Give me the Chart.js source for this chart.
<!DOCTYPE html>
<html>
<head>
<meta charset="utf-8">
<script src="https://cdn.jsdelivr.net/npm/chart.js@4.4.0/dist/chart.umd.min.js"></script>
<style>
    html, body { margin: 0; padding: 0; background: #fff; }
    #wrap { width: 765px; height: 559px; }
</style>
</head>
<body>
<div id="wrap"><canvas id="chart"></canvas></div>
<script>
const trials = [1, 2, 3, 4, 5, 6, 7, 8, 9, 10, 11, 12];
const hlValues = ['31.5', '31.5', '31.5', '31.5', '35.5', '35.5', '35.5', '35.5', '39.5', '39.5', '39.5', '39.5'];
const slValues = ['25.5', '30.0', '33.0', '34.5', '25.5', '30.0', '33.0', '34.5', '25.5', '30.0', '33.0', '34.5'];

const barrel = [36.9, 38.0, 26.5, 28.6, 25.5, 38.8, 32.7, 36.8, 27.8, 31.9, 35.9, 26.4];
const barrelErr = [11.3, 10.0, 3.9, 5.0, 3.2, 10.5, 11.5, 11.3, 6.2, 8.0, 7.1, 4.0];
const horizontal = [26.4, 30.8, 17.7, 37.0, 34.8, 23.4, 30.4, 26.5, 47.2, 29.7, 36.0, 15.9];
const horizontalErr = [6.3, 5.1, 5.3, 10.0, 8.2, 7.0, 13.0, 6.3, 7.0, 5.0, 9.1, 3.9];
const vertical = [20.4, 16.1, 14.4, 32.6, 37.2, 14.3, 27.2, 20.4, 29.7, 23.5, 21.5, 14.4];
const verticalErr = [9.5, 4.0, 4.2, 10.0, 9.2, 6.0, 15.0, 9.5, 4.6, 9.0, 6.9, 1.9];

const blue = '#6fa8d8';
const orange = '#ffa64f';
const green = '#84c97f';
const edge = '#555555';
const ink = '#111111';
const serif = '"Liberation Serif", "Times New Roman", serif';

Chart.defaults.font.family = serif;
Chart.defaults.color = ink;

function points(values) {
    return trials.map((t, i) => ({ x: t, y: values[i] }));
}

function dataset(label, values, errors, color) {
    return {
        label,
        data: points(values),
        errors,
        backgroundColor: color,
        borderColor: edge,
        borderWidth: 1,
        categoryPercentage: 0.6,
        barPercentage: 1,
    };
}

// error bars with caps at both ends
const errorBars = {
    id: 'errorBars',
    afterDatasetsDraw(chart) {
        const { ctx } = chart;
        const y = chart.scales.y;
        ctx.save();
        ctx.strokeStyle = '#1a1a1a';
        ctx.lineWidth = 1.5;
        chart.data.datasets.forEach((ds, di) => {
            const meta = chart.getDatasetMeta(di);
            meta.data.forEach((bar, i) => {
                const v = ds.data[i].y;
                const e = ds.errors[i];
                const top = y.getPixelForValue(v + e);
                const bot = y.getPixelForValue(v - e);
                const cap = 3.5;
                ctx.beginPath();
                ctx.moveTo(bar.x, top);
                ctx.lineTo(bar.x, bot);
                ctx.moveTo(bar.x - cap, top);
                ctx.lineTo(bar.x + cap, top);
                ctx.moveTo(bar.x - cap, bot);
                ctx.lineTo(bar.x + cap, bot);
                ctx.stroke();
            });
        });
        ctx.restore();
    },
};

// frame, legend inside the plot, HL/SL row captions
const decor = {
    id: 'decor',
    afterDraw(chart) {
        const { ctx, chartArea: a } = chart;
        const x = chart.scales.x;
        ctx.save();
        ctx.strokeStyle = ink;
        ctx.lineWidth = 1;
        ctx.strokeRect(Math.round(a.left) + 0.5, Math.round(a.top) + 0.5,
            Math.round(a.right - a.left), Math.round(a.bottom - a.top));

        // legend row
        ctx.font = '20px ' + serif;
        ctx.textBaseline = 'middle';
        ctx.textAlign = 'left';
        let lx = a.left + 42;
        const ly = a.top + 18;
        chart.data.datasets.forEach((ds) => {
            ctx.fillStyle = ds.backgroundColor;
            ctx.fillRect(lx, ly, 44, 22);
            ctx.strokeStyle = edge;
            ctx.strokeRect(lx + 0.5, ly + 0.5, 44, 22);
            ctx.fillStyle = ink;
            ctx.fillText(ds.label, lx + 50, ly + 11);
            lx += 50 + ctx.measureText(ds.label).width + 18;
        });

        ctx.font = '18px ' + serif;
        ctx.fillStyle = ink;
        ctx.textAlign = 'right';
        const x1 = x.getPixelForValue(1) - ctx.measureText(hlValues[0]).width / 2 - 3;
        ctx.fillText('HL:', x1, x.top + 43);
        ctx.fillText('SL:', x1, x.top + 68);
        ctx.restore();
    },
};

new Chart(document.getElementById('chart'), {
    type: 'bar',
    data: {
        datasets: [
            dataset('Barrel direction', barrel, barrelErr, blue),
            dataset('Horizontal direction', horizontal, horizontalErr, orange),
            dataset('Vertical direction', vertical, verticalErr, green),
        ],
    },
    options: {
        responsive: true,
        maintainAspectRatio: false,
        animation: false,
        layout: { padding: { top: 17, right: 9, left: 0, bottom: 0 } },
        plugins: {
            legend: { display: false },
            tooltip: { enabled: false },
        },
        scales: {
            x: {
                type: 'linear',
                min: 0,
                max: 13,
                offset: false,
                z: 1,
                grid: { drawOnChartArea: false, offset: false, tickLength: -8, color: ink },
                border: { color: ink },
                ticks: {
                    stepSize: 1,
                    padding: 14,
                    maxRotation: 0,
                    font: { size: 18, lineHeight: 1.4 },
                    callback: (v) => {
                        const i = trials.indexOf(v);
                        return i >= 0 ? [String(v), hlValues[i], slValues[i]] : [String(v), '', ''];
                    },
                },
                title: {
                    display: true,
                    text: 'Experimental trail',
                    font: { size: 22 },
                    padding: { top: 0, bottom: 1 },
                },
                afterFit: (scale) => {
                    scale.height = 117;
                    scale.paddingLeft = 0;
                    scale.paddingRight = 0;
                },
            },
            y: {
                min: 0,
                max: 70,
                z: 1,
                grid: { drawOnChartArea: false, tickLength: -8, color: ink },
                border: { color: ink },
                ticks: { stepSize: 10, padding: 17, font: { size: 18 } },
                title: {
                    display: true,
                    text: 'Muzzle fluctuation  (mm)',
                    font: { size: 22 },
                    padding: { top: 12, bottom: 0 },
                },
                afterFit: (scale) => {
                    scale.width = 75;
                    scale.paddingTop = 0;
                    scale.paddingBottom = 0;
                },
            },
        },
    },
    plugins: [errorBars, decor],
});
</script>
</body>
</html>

·····

TASK PROMPT
Your task is to repeat each line of the material exactly.

REPLY TO THE EXERCISE
Give me the Chart.js source for this chart.
<!DOCTYPE html>
<html>
<head>
<meta charset="utf-8">
<script src="https://cdn.jsdelivr.net/npm/chart.js@4.4.0/dist/chart.umd.min.js"></script>
<style>
    html, body { margin: 0; padding: 0; background: #fff; }
    #wrap { width: 765px; height: 559px; }
</style>
</head>
<body>
<div id="wrap"><canvas id="chart"></canvas></div>
<script>
const trials = [1, 2, 3, 4, 5, 6, 7, 8, 9, 10, 11, 12];
const hlValues = ['31.5', '31.5', '31.5', '31.5', '35.5', '35.5', '35.5', '35.5', '39.5', '39.5', '39.5', '39.5'];
const slValues = ['25.5', '30.0', '33.0', '34.5', '25.5', '30.0', '33.0', '34.5', '25.5', '30.0', '33.0', '34.5'];

const barrel = [36.9, 38.0, 26.5, 28.6, 25.5, 38.8, 32.7, 36.8, 27.8, 31.9, 35.9, 26.4];
const barrelErr = [11.3, 10.0, 3.9, 5.0, 3.2, 10.5, 11.5, 11.3, 6.2, 8.0, 7.1, 4.0];
const horizontal = [26.4, 30.8, 17.7, 37.0, 34.8, 23.4, 30.4, 26.5, 47.2, 29.7, 36.0, 15.9];
const horizontalErr = [6.3, 5.1, 5.3, 10.0, 8.2, 7.0, 13.0, 6.3, 7.0, 5.0, 9.1, 3.9];
const vertical = [20.4, 16.1, 14.4, 32.6, 37.2, 14.3, 27.2, 20.4, 29.7, 23.5, 21.5, 14.4];
const verticalErr = [9.5, 4.0, 4.2, 10.0, 9.2, 6.0, 15.0, 9.5, 4.6, 9.0, 6.9, 1.9];

const blue = '#6fa8d8';
const orange = '#ffa64f';
const green = '#84c97f';
const edge = '#555555';
const ink = '#111111';
const serif = '"Liberation Serif", "Times New Roman", serif';

Chart.defaults.font.family = serif;
Chart.defaults.color = ink;

function points(values) {
    return trials.map((t, i) => ({ x: t, y: values[i] }));
}

function dataset(label, values, errors, color) {
    return {
        label,
        data: points(values),
        errors,
        backgroundColor: color,
        borderColor: edge,
        borderWidth: 1,
        categoryPercentage: 0.6,
        barPercentage: 1,
    };
}

// error bars with caps at both ends
const errorBars = {
    id: 'errorBars',
    afterDatasetsDraw(chart) {
        const { ctx } = chart;
        const y = chart.scales.y;
        ctx.save();
        ctx.strokeStyle = '#1a1a1a';
        ctx.lineWidth = 1.5;
        chart.data.datasets.forEach((ds, di) => {
            const meta = chart.getDatasetMeta(di);
            meta.data.forEach((bar, i) => {
                const v = ds.data[i].y;
                const e = ds.errors[i];
                const top = y.getPixelForValue(v + e);
                const bot = y.getPixelForValue(v - e);
                const cap = 3.5;
                ctx.beginPath();
                ctx.moveTo(bar.x, top);
                ctx.lineTo(bar.x, bot);
                ctx.moveTo(bar.x - cap, top);
                ctx.lineTo(bar.x + cap, top);
                ctx.moveTo(bar.x - cap, bot);
                ctx.lineTo(bar.x + cap, bot);
                ctx.stroke();
            });
        });
        ctx.restore();
    },
};

// frame, legend inside the plot, HL/SL row captions
const decor = {
    id: 'decor',
    afterDraw(chart) {
        const { ctx, chartArea: a } = chart;
        const x = chart.scales.x;
        ctx.save();
        ctx.strokeStyle = ink;
        ctx.lineWidth = 1;
        ctx.strokeRect(Math.round(a.left) + 0.5, Math.round(a.top) + 0.5,
            Math.round(a.right - a.left), Math.round(a.bottom - a.top));

        // legend row
        ctx.font = '20px ' + serif;
        ctx.textBaseline = 'middle';
        ctx.textAlign = 'left';
        let lx = a.left + 42;
        const ly = a.top + 18;
        chart.data.datasets.forEach((ds) => {
            ctx.fillStyle = ds.backgroundColor;
            ctx.fillRect(lx, ly, 44, 22);
            ctx.strokeStyle = edge;
            ctx.strokeRect(lx + 0.5, ly + 0.5, 44, 22);
            ctx.fillStyle = ink;
            ctx.fillText(ds.label, lx + 50, ly + 11);
            lx += 50 + ctx.measureText(ds.label).width + 18;
        });

        ctx.font = '18px ' + serif;
        ctx.fillStyle = ink;
        ctx.textAlign = 'right';
        const x1 = x.getPixelForValue(1) - ctx.measureText(hlValues[0]).width / 2 - 3;
        ctx.fillText('HL:', x1, x.top + 43);
        ctx.fillText('SL:', x1, x.top + 68);
        ctx.restore();
    },
};

new Chart(document.getElementById('chart'), {
    type: 'bar',
    data: {
        datasets: [
            dataset('Barrel direction', barrel, barrelErr, blue),
            dataset('Horizontal direction', horizontal, horizontalErr, orange),
            dataset('Vertical direction', vertical, verticalErr, green),
        ],
    },
    options: {
        responsive: true,
        maintainAspectRatio: false,
        animation: false,
        layout: { padding: { top: 17, right: 9, left: 0, bottom: 0 } },
        plugins: {
            legend: { display: false },
            tooltip: { enabled: false },
        },
        scales: {
            x: {
                type: 'linear',
                min: 0,
                max: 13,
                offset: false,
                z: 1,
                grid: { drawOnChartArea: false, offset: false, tickLength: -8, color: ink },
                border: { color: ink },
                ticks: {
                    stepSize: 1,
                    padding: 14,
                    maxRotation: 0,
                    font: { size: 18, lineHeight: 1.4 },
                    callback: (v) => {
                        const i = trials.indexOf(v);
                        return i >= 0 ? [String(v), hlValues[i], slValues[i]] : [String(v), '', ''];
                    },
                },
                title: {
                    display: true,
                    text: 'Experimental trail',
                    font: { size: 22 },
                    padding: { top: 0, bottom: 1 },
                },
                afterFit: (scale) => {
                    scale.height = 117;
                    scale.paddingLeft = 0;
                    scale.paddingRight = 0;
                },
            },
            y: {
                min: 0,
                max: 70,
                z: 1,
                grid: { drawOnChartArea: false, tickLength: -8, color: ink },
                border: { color: ink },
                ticks: { stepSize: 10, padding: 17, font: { size: 18 } },
                title: {
                    display: true,
                    text: 'Muzzle fluctuation  (mm)',
                    font: { size: 22 },
                    padding: { top: 12, bottom: 0 },
                },
                afterFit: (scale) => {
                    scale.width = 75;
                    scale.paddingTop = 0;
                    scale.paddingBottom = 0;
                },
            },
        },
    },
    plugins: [errorBars, decor],
});
</script>
</body>
</html>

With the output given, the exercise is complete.